The curves in this figure are a better base for design of the filter. Comparing these frequency responses with the ideal frequency response of FIG. 1, frequency response curves in the range 3 to 4 seem to result in good combined frequency response. This implies a preferred range of the value of a of −0,12 to −0,09.

Claims

1. A method in video coding or decoding for interpolating between integer pixel positions in a video picture by means of a symmetric tap filter, said method comprising the steps of:

calculating values for v pixel positions by the symmetric tap filter having a first discrete impulse response of (a,b,b,a), wherein the taps (a, b) are of the form k/2ⁿ, a+b+b+a=1 and a is within [−0.12, −0.09], and

calculating values for ¼ pixel positions by averaging between two values of neighboring positions, at least one of which being a ½ pixel position in the horizontal and/or vertical direction,

2. A method according to claim 1, further comprising the following steps:

combining a first frequency response associated with the first discrete impulse response and a second frequency response associated with a second discrete impulse response of (a/2,b/2+1/2,b/2,a/2), corresponding to calculating values for ¼ pixel positions, to a third frequency response, and

tuning the first discrete impulse response so that said third frequency response approaches an ideal frequency response having the characteristics of being close to one and substantially flat at low frequencies and decreasing towards zero at high frequencies.

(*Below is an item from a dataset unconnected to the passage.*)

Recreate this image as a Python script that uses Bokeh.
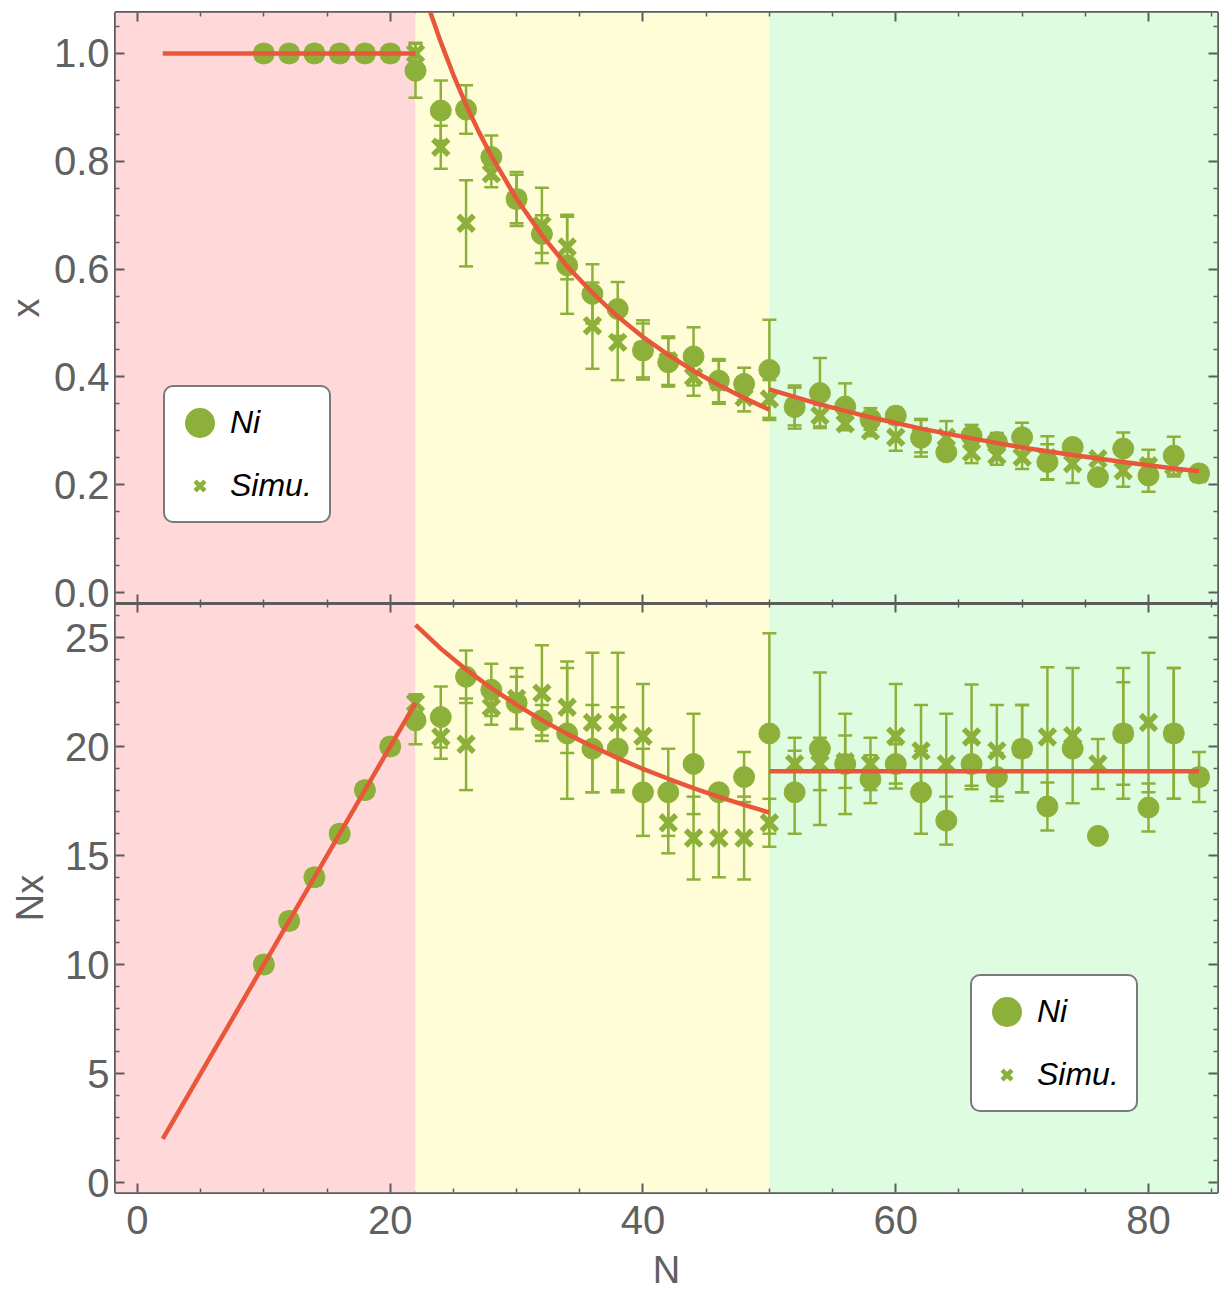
import numpy as np
from bokeh.plotting import figure
from bokeh.layouts import column
from bokeh.models import (Range1d, LinearAxis, FixedTicker, NumeralTickFormatter, BoxAnnotation,
                          Whisker, TeeHead, ColumnDataSource, Legend, LegendItem, CustomJSTickFormatter)
from bokeh.embed import file_html
from bokeh.resources import INLINE

# ---------------- data ----------------
N = [10, 12, 14, 16, 18, 20, 22, 24, 26, 28, 30, 32, 34, 36, 38, 40, 42, 44, 46, 48,
     50, 52, 54, 56, 58, 60, 62, 64, 66, 68, 70, 72, 74, 76, 78, 80, 82, 84]

# top panel: x
ni_x = [1.0, 1.0, 1.0, 1.0, 1.0, 1.0, 0.968, 0.894, 0.896, 0.808, 0.730, 0.665, 0.607, 0.554, 0.526, 0.449, 0.427, 0.438, 0.393, 0.387,
        0.413, 0.344, 0.370, 0.345, 0.322, 0.328, 0.287, 0.260, 0.291, 0.279, 0.288, 0.242, 0.270, 0.214, 0.267, 0.217, 0.254, 0.221]
ni_x_err = [0, 0, 0, 0, 0, 0, 0.050, 0.056, 0.045, 0.040, 0.050, 0.035, 0.090, 0.055, 0.050, 0.050, 0.045, 0.054, 0.040, 0.030,
            0.093, 0.040, 0.065, 0.043, 0.020, 0.015, 0.035, 0.010, 0.020, 0.017, 0.027, 0.033, 0, 0, 0.030, 0.030, 0.035, 0]
sim_x = [1.0, 1.0, 1.0, 1.0, 1.0, 1.0, 1.0, 0.826, 0.685, 0.777, 0.730, 0.681, 0.641, 0.495, 0.464, 0.450, 0.430, 0.400, 0.390, 0.362,
         0.359, 0.345, 0.328, 0.313, 0.300, 0.288, 0.290, 0.288, 0.260, 0.254, 0.251, 0.250, 0.239, 0.248, 0.226, 0.235, 0.235, 0.220]
sim_x_err = [0, 0, 0, 0, 0, 0, 0.020, 0.040, 0.080, 0.025, 0.045, 0.070, 0.060, 0.080, 0.070, 0.055, 0.045, 0.035, 0.040, 0.026,
             0.035, 0.035, 0.020, 0.012, 0.010, 0.025, 0.030, 0.030, 0.020, 0.017, 0.022, 0.040, 0.036, 0, 0.030, 0.030, 0.020, 0]

# bottom panel: Nx
ni_nx = [10, 12, 14, 16, 18, 20, 21.2, 21.35, 23.2, 22.6, 22.0, 21.2, 20.6, 19.9, 19.9, 17.9, 17.9, 19.2, 17.9, 18.6,
         20.6, 17.9, 19.9, 19.2, 18.5, 19.2, 17.9, 16.6, 19.2, 18.6, 19.9, 17.25, 19.9, 15.9, 20.6, 17.2, 20.6, 18.6]
ni_nx_err = [0, 0, 0, 0, 0, 0, 1.1, 1.4, 1.2, 1.2, 1.2, 0.7, 3.0, 2.0, 1.9, 2.0, 2.0, 2.3, 0, 1.15,
             4.6, 1.9, 3.5, 2.3, 1.1, 0.9, 1.9, 1.1, 1.0, 1.1, 2.0, 1.1, 0, 0, 2.35, 1.1, 3.0, 1.15]
sim_nx = [10, 12, 14, 16, 18, 20, 22.0, 20.44, 20.1, 21.8, 22.2, 22.45, 21.8, 21.1, 21.1, 20.47, 16.5, 15.8, 15.8, 15.8,
          16.5, 19.2, 19.2, 19.3, 19.2, 20.47, 19.8, 19.2, 20.44, 19.8, 19.9, 20.44, 20.5, 19.2, 20.6, 21.1, 20.6, 18.6]
sim_nx_err = [0, 0, 0, 0, 0, 0, 0.4, 1.0, 2.1, 0.8, 1.4, 2.2, 2.1, 3.2, 3.2, 2.4, 1.4, 1.9, 1.8, 1.9,
              1.1, 1.2, 1.2, 1.2, 1.2, 2.4, 2.1, 2.3, 2.4, 2.1, 2.0, 3.2, 3.1, 1.15, 3.0, 3.2, 3.0, 0]

# regime boundaries in N
regime_edges = [22, 50]

# fitted curves
fit_top_a_N = [2, 22]
fit_top_a = [1.0, 1.0]
fit_top_b_N = [22, 23, 24, 25, 26, 27, 28, 30, 32, 34, 36, 38, 40, 42, 44, 46, 48, 50]
fit_top_b = [1.163, 1.088, 1.021, 0.960, 0.905, 0.855, 0.810, 0.730, 0.663, 0.605, 0.556, 0.512, 0.474, 0.441, 0.411, 0.385, 0.361, 0.339]
fit_top_c_N = [50, 54, 58, 62, 66, 70, 74, 78, 82, 84]
fit_top_c = [0.377, 0.349, 0.325, 0.304, 0.286, 0.269, 0.255, 0.242, 0.230, 0.225]

fit_bot_a_N = [2, 22]
fit_bot_a = [2, 22]
fit_bot_b_N = [22, 24, 26, 28, 30, 32, 34, 36, 38, 40, 42, 44, 46, 48, 50]
fit_bot_b = [25.58, 24.49, 23.53, 22.68, 21.91, 21.21, 20.58, 20.0, 19.47, 18.97, 18.52, 18.09, 17.69, 17.32, 16.97]
fit_bot_c_N = [50, 84]
fit_bot_c = [18.86, 18.86]

x_ticks = [0, 20, 40, 60, 80]
top_y_ticks = [0.0, 0.2, 0.4, 0.6, 0.8, 1.0]
bot_y_ticks = [0, 5, 10, 15, 20, 25]

# ---------------- style ----------------
GREEN = "#8DB03A"
RED = "#E8573A"
FRAME = "#5C5C5C"
TXT = "#606060"
REGION_COLORS = ["#FFD8DA", "#FFFDD8", "#DEFCDF"]
FONT = "Liberation Sans"

x_range = Range1d(-1.74, 85.46)


def make_fig(height, y_range, top_border, bottom_border):
    p = figure(width=1219, height=height, x_range=x_range, y_range=y_range,
               output_backend="svg", toolbar_location=None,
               x_axis_location=None, y_axis_location=None,
               min_border_left=115, min_border_right=2,
               min_border_top=top_border, min_border_bottom=bottom_border)
    p.grid.visible = False
    p.outline_line_color = FRAME
    p.outline_line_width = 3
    p.outline_line_alpha = 1
    p.background_fill_color = "white"
    p.border_fill_color = "white"
    # regime backgrounds
    p.add_layout(BoxAnnotation(right=regime_edges[0], fill_color=REGION_COLORS[0], fill_alpha=1,
                               line_color=None, level="image"))
    p.add_layout(BoxAnnotation(left=regime_edges[0], right=regime_edges[1], fill_color=REGION_COLORS[1],
                               fill_alpha=1, line_color=None, level="image"))
    p.add_layout(BoxAnnotation(left=regime_edges[1], fill_color=REGION_COLORS[2], fill_alpha=1,
                               line_color=None, level="image"))
    return p


tick_kw = dict(axis_line_color=None, major_tick_in=9, major_tick_out=0, minor_tick_in=4, minor_tick_out=0,
               major_tick_line_color=FRAME, minor_tick_line_color=FRAME,
               major_tick_line_width=2, minor_tick_line_width=1.5)
hidden_kw = dict(major_label_text_font_size="0px", major_label_standoff=0,
                 formatter=CustomJSTickFormatter(code="return ''"))
label_kw = dict(major_label_text_font=FONT, major_label_text_font_size="40px", major_label_text_color=TXT,
                axis_label_text_font=FONT, axis_label_text_font_size="38px", axis_label_text_color=TXT,
                axis_label_text_font_style="normal")

x_minor = [v for v in range(-5, 90, 5) if v % 20 != 0]


def add_axes(p, yt_major, yt_minor, yfmt, ylabel, label_standoff, show_x):
    yt = FixedTicker(ticks=yt_major, minor_ticks=yt_minor)
    left = LinearAxis(ticker=yt, axis_label=ylabel, major_label_standoff=6, axis_label_standoff=label_standoff,
                      **label_kw, **tick_kw)
    if yfmt is not None:
        left.formatter = yfmt
    p.add_layout(left, "left")
    p.add_layout(LinearAxis(ticker=FixedTicker(ticks=yt_major, minor_ticks=yt_minor), **hidden_kw, **tick_kw), "right")
    above = LinearAxis(ticker=FixedTicker(ticks=x_ticks, minor_ticks=x_minor), **hidden_kw, **tick_kw)
    if show_x:
        # shared boundary between the two panels: draw it a little heavier
        above.axis_line_color = FRAME
        above.axis_line_width = 3
    p.add_layout(above, "above")
    if show_x:
        p.add_layout(LinearAxis(ticker=FixedTicker(ticks=x_ticks, minor_ticks=x_minor), axis_label="N",
                                major_label_standoff=13, axis_label_standoff=12, **label_kw, **tick_kw), "below")
    else:
        p.add_layout(LinearAxis(ticker=FixedTicker(ticks=x_ticks, minor_ticks=x_minor), **hidden_kw, **tick_kw), "below")


def add_errorbars(p, vals, errs):
    xs = [n for n, e in zip(N, errs) if e > 0]
    lo = [v - e for v, e in zip(vals, errs) if e > 0]
    hi = [v + e for v, e in zip(vals, errs) if e > 0]
    src = ColumnDataSource(dict(N=xs, lo=lo, hi=hi))
    w = Whisker(base="N", lower="lo", upper="hi", source=src, dimension="height",
                line_color=GREEN, line_width=2.5,
                upper_head=TeeHead(size=14, line_color=GREEN, line_width=2.5),
                lower_head=TeeHead(size=14, line_color=GREEN, line_width=2.5))
    p.add_layout(w)


def add_points(p, ni, ni_err, sim, sim_err):
    add_errorbars(p, ni, ni_err)
    add_errorbars(p, sim, sim_err)
    p.scatter(N, ni, marker="circle", size=21, fill_color=GREEN, line_color=GREEN)
    p.scatter(N, sim, marker="x", size=22, line_color=GREEN, line_width=5.5)


def add_legend(p, loc):
    d1 = p.scatter([float("nan")], [float("nan")], marker="circle", size=14,
                   fill_color=GREEN, line_color=GREEN, line_width=16)
    d2 = p.scatter([float("nan")], [float("nan")], marker="x", size=14, line_color=GREEN, line_width=4.5)
    leg = Legend(items=[LegendItem(label="Ni", renderers=[d1]), LegendItem(label="Simu.", renderers=[d2])],
                 location=loc, orientation="vertical", glyph_width=35, glyph_height=35,
                 label_text_font=FONT, label_text_font_style="italic", label_text_font_size="32px",
                 label_text_color="black", padding=17, spacing=26, label_standoff=13, margin=0,
                 border_line_color="#7A7A7A", border_line_width=2, border_line_alpha=1,
                 background_fill_color="white", background_fill_alpha=1)
    try:
        leg.border_radius = 10
    except Exception:
        pass
    p.add_layout(leg)


# ---------------- top panel ----------------
top = make_fig(615, Range1d(-0.0204, 1.076), 12, 12)
add_axes(top, top_y_ticks, [0.05, 0.1, 0.15, 0.25, 0.3, 0.35, 0.45, 0.5, 0.55, 0.65, 0.7, 0.75, 0.85, 0.9, 0.95, 1.05],
         NumeralTickFormatter(format="0.0"), "x", 4, False)
add_points(top, ni_x, ni_x_err, sim_x, sim_x_err)
for xs, ys in [(fit_top_a_N, fit_top_a), (fit_top_b_N, fit_top_b), (fit_top_c_N, fit_top_c)]:
    top.line(xs, ys, line_color=RED, line_width=4.5)
add_legend(top, (48, 80))

# ---------------- bottom panel ----------------
bot = make_fig(693, Range1d(-0.458, 26.56), 3, 100)
bot.border_fill_alpha = 0
bot.margin = (-15, 0, 0, 0)
add_axes(bot, bot_y_ticks, [v for v in range(0, 27) if v % 5 != 0], None, "Nx", 11, True)
add_points(bot, ni_nx, ni_nx_err, sim_nx, sim_nx_err)
for xs, ys in [(fit_bot_a_N, fit_bot_a), (fit_bot_b_N, fit_bot_b), (fit_bot_c_N, fit_bot_c)]:
    bot.line(xs, ys, line_color=RED, line_width=4.5)
add_legend(bot, (855, 80))

layout = column(top, bot, spacing=0)
open("out.html", "w").write(file_html(layout, INLINE))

3. A method according to claim 2, wherein said step of tuning the first impulse response comprises setting the value of a tap (a, b) as a tuning parameter.

4. A method according to claim 2 or 3, wherein said step of combining the first frequency response and the second frequency response includes averaging said first and second frequency response with a weight of ⅕ and ⅘, respectively.

5. Method according to one of the claims 1-3, wherein the video picture is encoded according to the coding standard H.264/AVC.

6. Method according to claim 4, wherein the video picture is encoded according to the coding standard H.264/AVC.